25.16 Reproductive technology has benefits and dangers.

A needle penetrates an egg as the DNA from a single sperm is injected into the cytoplasm of the egg.

Many methods exist that help otherwise infertile couples to have children. In this section we examine some of these techniques, beginning with the somewhat low-tech procedure that, more than a hundred years ago, started it all.

In 1884, a woman came to see Dr. William Pancoast because she had not been able to conceive a child. After examining the couple, Dr. Pancoast determined that the husband was infertile. In a discussion about the case with his medical students, someone suggested that semen be collected from “the best-looking” member of the class to inseminate the woman. Dr. Pancoast agreed and arranged to see the patient again, under the pretense of another examination, at which point he injected the semen into the woman’s uterus.
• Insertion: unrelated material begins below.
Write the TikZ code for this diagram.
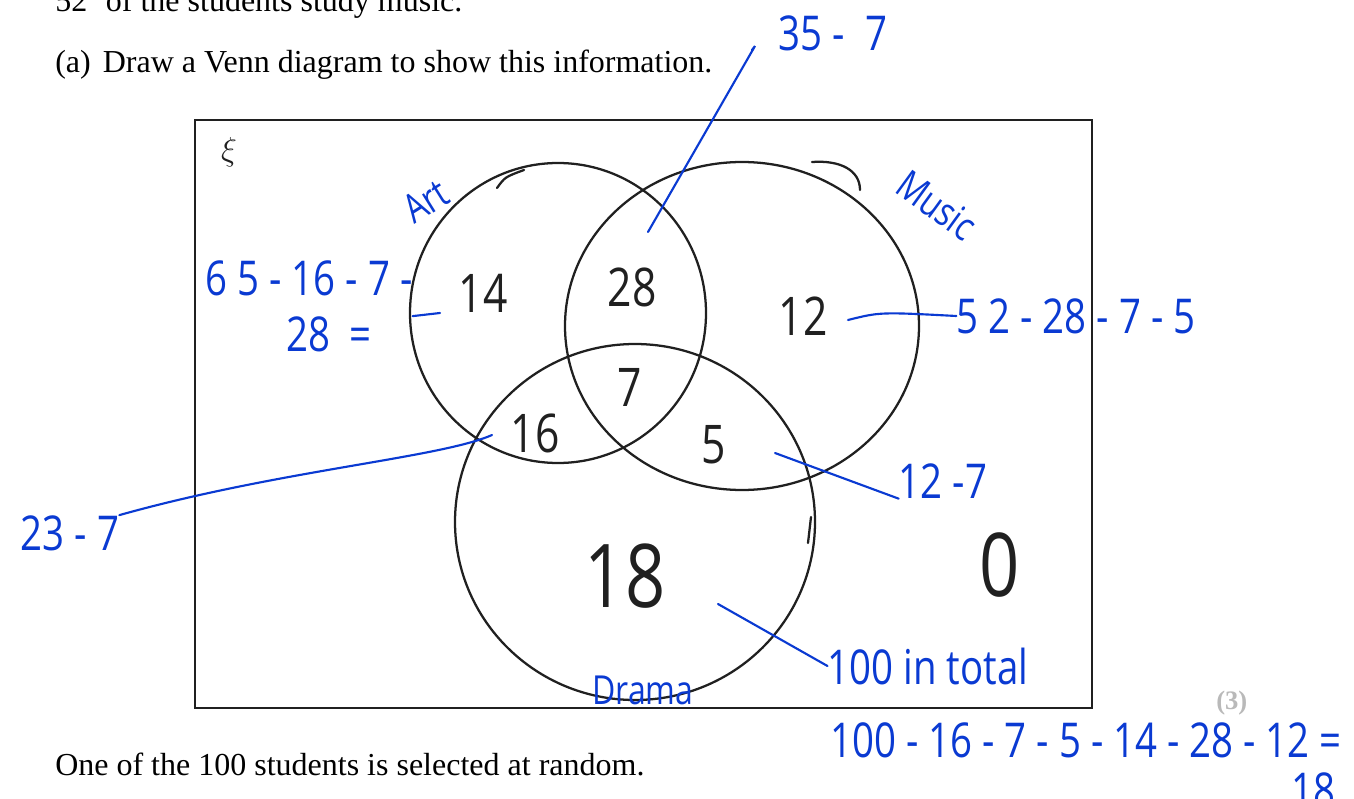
\documentclass[tikz,border=0pt]{standalone}
\usepackage{fontspec}
\setmainfont{Liberation Serif}
\newfontfamily\hand[FakeStretch=0.8]{Open Sans}
\usetikzlibrary{positioning}
\definecolor{ink}{HTML}{0A3AD2}
\definecolor{pencil}{HTML}{202020}

\begin{document}
\begin{tikzpicture}[
    x=0.75pt, y=-0.75pt,
    print/.style={font=\fontsize{24}{28}\selectfont, anchor=base west, inner sep=0pt},
    count/.style={font=\hand\fontsize{40}{44}\selectfont, text=pencil, inner sep=0pt},
    big/.style={font=\hand\fontsize{66}{70}\selectfont, text=pencil, inner sep=0pt},
    calc/.style={font=\hand\fontsize{36}{40}\selectfont, text=ink, inner sep=0pt},
    tag/.style={font=\hand\fontsize{30}{32}\selectfont, text=ink, inner sep=0pt},
    set/.style={draw=pencil, line width=1.7pt, line cap=round},
    lead/.style={draw=ink, line width=1.6pt, line cap=round}
]
\useasboundingbox (0,0) rectangle (1354,799);

% question text
\node[print] (given) at (55,12) {52\hspace{14pt}of the students study music.};
\node[print] (parta) at (55,73) {(a)\hspace{9pt}Draw a Venn diagram to show this information.};
\node[print] (pick) at (55,775) {One of the 100 students is selected at random.};
\node[print, font=\bfseries\fontsize{20}{24}\selectfont, text=gray!55] (marks) at (1216,709) {(3)};

% universal set and the three sets
\draw[pencil, line width=1.3pt] (195,120) rectangle (1092,708);
\node[font=\fontsize{26}{28}\selectfont, text=pencil] (xi) at (229,152) {$\xi$};

\draw[set] (558,313) ellipse [x radius=148, y radius=150];
\draw[set] (742,326) ellipse [x radius=177, y radius=164];
\draw[set] (635,522) ellipse [x radius=180, y radius=178];
\draw[set] (497,188) .. controls (505,177) .. (524,170);
\draw[set] (812,162) .. controls (840,160) and (860,170) .. (860,190);
\draw[set] (811,517) -- (808,543);

% counts
\node[count] (onlyArt) at (483,293) {14};
\node[count] (artMusic) at (632,287) {28};
\node[count] (onlyMusic) at (803,316) {12};
\node[count] (allThree) at (630,387) {7};
\node[count] (artDrama) at (535,433) {16};
\node[count] (musicDrama) at (714,445) {5};
\node[big] (onlyDrama) at (625,576) {18};
\node[big] (none) at (1000,565) {0};

% set names
\node[tag, rotate=32] (art) at (426,201) {Art};
\node[tag, rotate=-36] (music) at (937,205) {Music};
\node[tag] (drama) at (643,690) {Drama};

% working
\node[calc] (calcAM) at (833,33) {35 -\ \ 7};
\node[calc] (calcA) at (309,278) {6 5 - 16 - 7 -};
\node[calc] (calcA2) at (329,334) {28\ \ =};
\node[calc] (calcM) at (1076,316) {5 2 - 28 - 7 - 5};
\node[calc] (calcAD) at (70,533) {23 - 7};
\node[calc] (calcMD) at (943,481) {12 -7};
\node[calc] (total) at (928,666) {100 in total};
\node[calc] (calcD) at (1086,740) {100 - 16 - 7 - 5 - 14 - 28 - 12 =};
\node[calc] (answer) at (1313,790) {18};

\coordinate (amTip) at (648,232);
\coordinate (aTip) at (440,313);
\coordinate (mTip) at (848,320);
\coordinate (adTip) at (492,435);
\coordinate (mdTip) at (775,453);
\coordinate (tTip) at (718,604);

\draw[lead] (amTip) -- (755,46) -- (752,50);
\draw[lead] (aTip) -- (calcA2.north east -| calcA.east);
\draw[lead] (mTip) .. controls (880,312) .. (calcM.west);
\draw[lead] (adTip) .. controls (440,458) and (280,470) .. (calcAD.north east);
\draw[lead] (mdTip) -- (calcMD.south west);
\draw[lead] (tTip) -- (total.west);

\end{tikzpicture}
\end{document}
Only when it became clear that the woman was pregnant did the doctor inform the husband of what he had done. The husband, however, was happy and requested only that the doctor not tell his wife how she had become pregnant. Eventually, a healthy son was born, the first recorded child born as the result of artificial insemination with a donor’s sperm. From these inauspicious beginnings, there have been tremendous advances in the technologies available to couples experiencing difficulty having children.

Infertility is defined as the inability to get pregnant after one year of trying. It affects approximately 7% of married couples in the United States in any given year. There are many causes of infertility—evenly divided between males and females—including low sperm counts and insufficient sperm motility, Fallopian tube damage or blockage, and ovulation problems. In 10% of cases, no cause can be found.

The reproductive technologies available are varied and include such interventions as surgery to repair blocked Fallopian tubes and hormone treatments to increase sperm counts or egg production. They also include a range of options called assisted reproductive technology (ART), the use of fertility treatments in which both sperm and egg are handled. These procedures typically involve removing eggs from a woman’s ovaries, combining them with sperm to achieve fertilization in a Petri dish, and reinserting the fertilized eggs into the reproductive tract of that woman, or another woman. In many cases, the eggs, sperm, or fertilized eggs may be frozen for some period of time (FIGURE 25-32). The methods used in ART include the following:

Figure 25.32: ART procedures.

1. IVF-ET. This stands for in vitro fertilization–embryo transfer. It is the most common of all ART methods. Several secondary oocytes are collected and combined with sperm in a Petri dish. After several days, the fertilized eggs, at the eight-cell stage, are inserted into the woman’s uterus.

2. ZIFT. Zygote intra-Fallopian transfer differs from IVF-ET in only two respects. After fertilization in a Petri dish, the fertilized eggs are transferred not to the uterus but to one of the Fallopian tubes instead. Also, they are transferred earlier, at the one-cell stage. Perhaps because surgery is needed to place a fertilized egg within the Fallopian tube, ZIFT is used by only 1% of couples seeking ART. In some cases, transfer to the Fallopian tube is not made until the fertilized egg is in the two- to four-cell stage (this is referred to as tubal embryo transfer). Some studies have shown ZIFT to have a higher implantation rate than IVF-ET.

3. GIFT. The method known as gamete intra-Fallopian transfer differs from ZIFT only in that the oocytes are mixed with sperm and immediately transferred to a Fallopian tube, so that fertilization occurs in the body, rather than in a Petri dish.

In some cases, if the male’s sperm counts are particularly low or if his sperm have low motility, a procedure called ICSI, or intracytoplasmic sperm injection, may be used in conjunction with IVF-ET or ZIFT. In this procedure, a single sperm is injected directly into an egg. While this method can be effective as a treatment for male infertility, there are concerns because sperm selection is bypassed. That is, instead of one sperm “winning” the competition to fertilize the egg, a sperm is selected by the individual doing the procedure. This may be why there’s an increased incidence of genetically carried birth defects with ICSI.

Outside the definition of ART is the increasingly effective process for selecting the sex of a baby, known as “sperm sorting.” In this method, a fluorescent dye that binds to the DNA is applied to a sperm sample. Because the X chromosome is larger than the Y chromosome (by about 3%), the X-chromosome-bearing sperm bind more dye. The dyed sperm are then given a small electric charge, positive or negative, depending on which chromosome they carry, and as they are passed through a tube in single file, the sperm cells are deflected to a collecting tube on one side or the other, depending on their charge. The selected sperm carrying an X or Y sex chromosome can then be used in any of the ART methods described above. The purities of the X versus Y samples of sperm range from 70% to 90%.